Every week when we read our Torah portion, I am both thankful for this spiritual foundation and simultaneously grateful that these texts no longer describe the way that we live today. We don’t need to worry anymore about who can or can’t participate in the sacrificial rites. But we do still live in a Jewish community where there is pressure to “keep up appearances.” Sometimes this comes in the form of those struggling financially who hesitate to ask for dues relief. Sometimes it looks like a parent glossing over a child’s learning differences on Hebrew school registration forms. Sometimes, perhaps for the sake of appearances, we might even endure unhealthy or painful living circumstances. It doesn’t have to be this way.
All of our homes — the homes where we live, and the homes that we find within the Jewish community — should be places where we can find safety and refuge.
I have been called this month to reflect on the topic of domestic violence in the Jewish community. Shalom Bayit, which is the Bay Area’s center for domestic violence prevention and response within the Jewish community, asks each year for rabbis to share the message of their organization as it relates to Torah, and Parashat Emor could not be more relevant. So often we find that women or men who are in abusive relationships don’t speak up because of precisely the expectations set forth in Parashat Emor: Either you are clean, or you are unclean. You are holy, or you are not. You are a good Jewish boy or girl with a good Jewish marriage, or you aren’t. Even when we are modern or progressive or feminist, there may still be an internalized message that if we are suffering at the hands of abuse, it must, somehow, be our fault.
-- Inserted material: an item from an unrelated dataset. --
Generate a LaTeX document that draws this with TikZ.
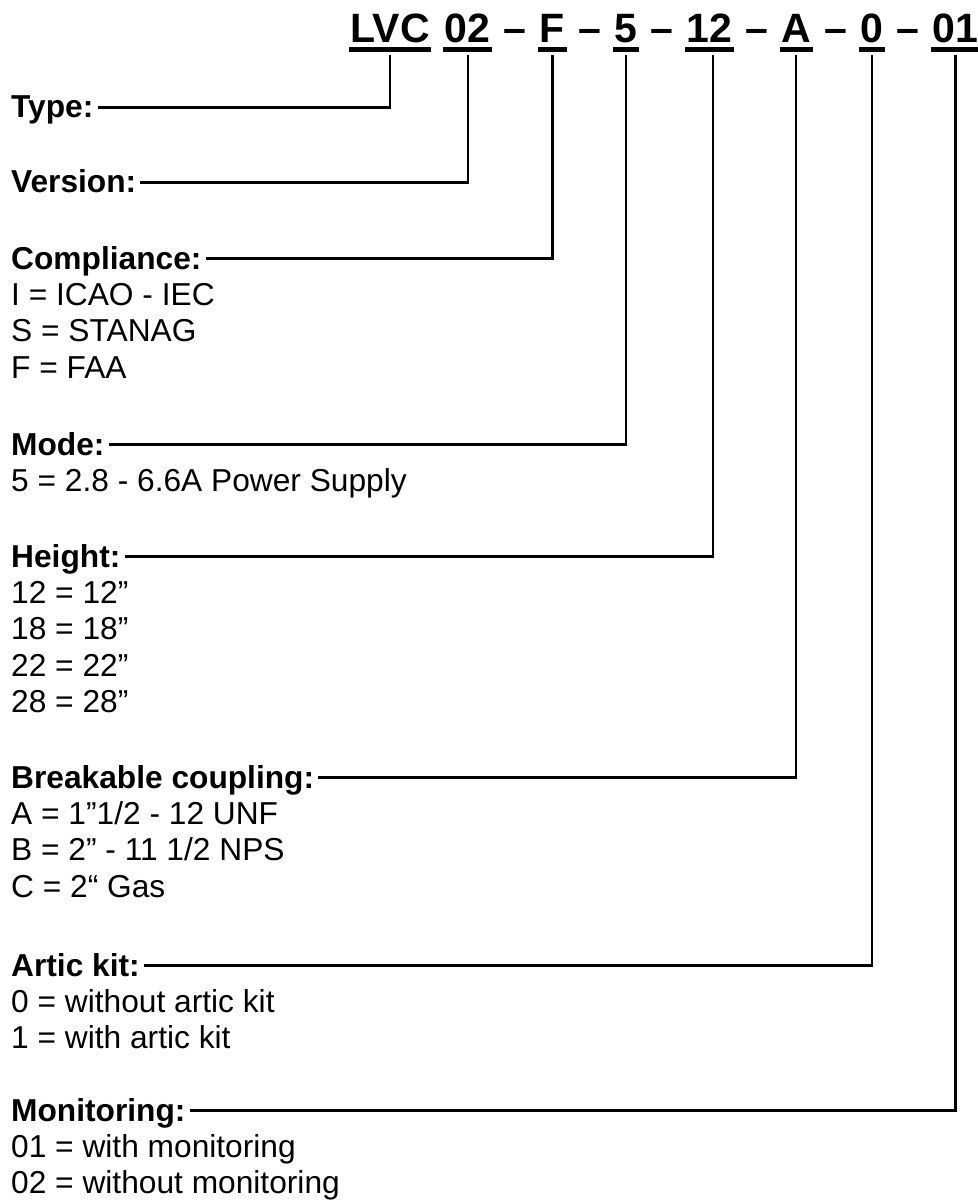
\documentclass[tikz,border=0pt]{standalone}
\usepackage{fontspec}
\setmainfont{Liberation Sans}
\usetikzlibrary{positioning}

\newcommand{\gap}{\kern0.278em}

\tikzset{
  code/.style={font=\fontsize{41pt}{48pt}\selectfont\bfseries, inner xsep=1.5pt, inner ysep=0pt, text height=30pt, text depth=0pt},
  sep/.style={code, inner xsep=0pt},
  head/.style={font=\fontsize{31.7pt}{36pt}\selectfont\bfseries, anchor=base west, inner xsep=4pt, inner ysep=0pt, text height=21pt, text depth=0pt},
  item/.style={font=\fontsize{31.7pt}{36pt}\selectfont, inner xsep=4pt, inner ysep=0pt, text height=24pt, text depth=12pt},
  uline/.style={line width=4.8pt},
  leader/.style={line width=2.3pt},
}

\begin{document}
\begin{tikzpicture}[x=1pt,y=-1pt]
    \useasboundingbox (0,0) rectangle (977,1201);
    % part number
    \node[code, anchor=base west] (code_lvc) at (349,42.5) {LVC};
    \node[sep, right=0pt of code_lvc] (sep0) {\gap};
    \node[code, right=0pt of sep0] (code_ver) {02};
    \node[sep, right=0pt of code_ver] (sep1) {\gap–\gap};
    \node[code, right=0pt of sep1] (code_comp) {F};
    \node[sep, right=0pt of code_comp] (sep2) {\gap–\gap};
    \node[code, right=0pt of sep2] (code_mode) {5};
    \node[sep, right=0pt of code_mode] (sep3) {\gap–\gap};
    \node[code, right=0pt of sep3] (code_height) {12};
    \node[sep, right=0pt of code_height] (sep4) {\gap–\gap};
    \node[code, right=0pt of sep4] (code_coupling) {A};
    \node[sep, right=0pt of code_coupling] (sep5) {\gap–\gap};
    \node[code, right=0pt of sep5] (code_artic) {0};
    \node[sep, right=0pt of code_artic] (sep6) {\gap–\gap};
    \node[code, right=0pt of sep6] (code_monit) {01};
    %
    \node[head] (Type) at (7,118) {Type:};
    \node[head] (Version) at (7,193) {Version:};
    \node[head] (Compliance) at (7,269) {Compliance:};
    \node[item, below right=12pt and 0pt of Compliance.south west] (comp_i) {I = ICAO - IEC};
    \node[item, below right=0pt and 0pt of comp_i.south west] (comp_s) {S = STANAG};
    \node[item, below right=0pt and 0pt of comp_s.south west] (comp_f) {F = FAA};
    \node[head] (Mode) at (7,455) {Mode:};
    \node[item, below right=12pt and 0pt of Mode.south west] (mode_5) {5 = 2.8 - 6.6A Power Supply};
    \node[head] (Height) at (7,567) {Height:};
    \node[item, below right=12pt and 0pt of Height.south west] (height_12) {12 = 12”};
    \node[item, below right=0pt and 0pt of height_12.south west] (height_18) {18 = 18”};
    \node[item, below right=0pt and 0pt of height_18.south west] (height_22) {22 = 22”};
    \node[item, below right=0pt and 0pt of height_22.south west] (height_28) {28 = 28”};
    \node[head] (Coupling) at (7,788) {Breakable coupling:};
    \node[item, below right=12pt and 0pt of Coupling.south west] (coupling_a) {A = 1”1/2 - 12 UNF};
    \node[item, below right=0pt and 0pt of coupling_a.south west] (coupling_b) {B = 2” - 11 1/2 NPS};
    \node[item, below right=0pt and 0pt of coupling_b.south west] (coupling_c) {C = 2“ Gas};
    \node[head] (Artic) at (7,976) {Artic kit:};
    \node[item, below right=12pt and 0pt of Artic.south west] (artic_0) {0 = without artic kit};
    \node[item, below right=0pt and 0pt of artic_0.south west] (artic_1) {1 = with artic kit};
    \node[head] (Monitoring) at (7,1121) {Monitoring:};
    \node[item, below right=12pt and 0pt of Monitoring.south west] (monit_01) {01 = with monitoring};
    \node[item, below right=0pt and 0pt of monit_01.south west] (monit_02) {02 = without monitoring};
    %
    \draw[uline] ([yshift=-6.8pt]code_lvc.south west) -- ([yshift=-6.8pt]code_lvc.south east);
    \draw[uline] ([yshift=-6.8pt]code_ver.south west) -- ([yshift=-6.8pt]code_ver.south east);
    \draw[uline] ([yshift=-6.8pt]code_comp.south west) -- ([yshift=-6.8pt]code_comp.south east);
    \draw[uline] ([yshift=-6.8pt]code_mode.south west) -- ([yshift=-6.8pt]code_mode.south east);
    \draw[uline] ([yshift=-6.8pt]code_height.south west) -- ([yshift=-6.8pt]code_height.south east);
    \draw[uline] ([yshift=-6.8pt]code_coupling.south west) -- ([yshift=-6.8pt]code_coupling.south east);
    \draw[uline] ([yshift=-6.8pt]code_artic.south west) -- ([yshift=-6.8pt]code_artic.south east);
    \draw[uline] ([yshift=-6.8pt]code_monit.south west) -- ([yshift=-6.8pt]code_monit.south east);
    %
    \draw[leader] ([yshift=-12.5pt]code_lvc.south) |- (Type);
    \draw[leader] ([yshift=-12.5pt]code_ver.south) |- (Version);
    \draw[leader] ([yshift=-12.5pt]code_comp.south) |- (Compliance);
    \draw[leader] ([yshift=-12.5pt]code_mode.south) |- (Mode);
    \draw[leader] ([xshift=4pt,yshift=-12.5pt]code_height.south) |- (Height);
    \draw[leader] ([yshift=-12.5pt]code_coupling.south) |- (Coupling);
    \draw[leader] ([yshift=-12.5pt]code_artic.south) |- (Artic);
    \draw[leader] ([yshift=-12.5pt]code_monit.south) |- (Monitoring);
\end{tikzpicture}
\end{document}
We are fortunate to have an organization like Shalom Bayit in the Bay Area Jewish community. Shalom Bayit spreads the message that “love shouldn’t hurt,” and that no one has the right to abuse another person — and no one deserves abuse. All of our homes — the homes where we live, and the homes that we find within the Jewish community — should be places where we can find safety and refuge. Despite the Torah’s attempts to categorize and facilitate boundaries, Torah also gives us the gift of these words: “I, Adonai, sanctify you” (Lev. 22:32). We are holy not because we are perfect. We are holy not because we fit into one category and not another. Rather, we are holy because we are God’s. It really is this simple.
Toward the end of Parashat Emor, God commands Aaron to do something poignant. Moses shares God’s instruction, telling Aaron to light a lamp that should burn in the Tent of Meeting from evening until morning (Lev. 24:3). In the darkness of night, this light would remind the community of God’s presence. No matter their status, no matter their role, no matter their age or gender or experience — there is always a light shining through the darkest depths of night.
Now, generations beyond those desert nights, it is our job as a Jewish community to be the light for those we meet who may be suffering at the hands of abuse.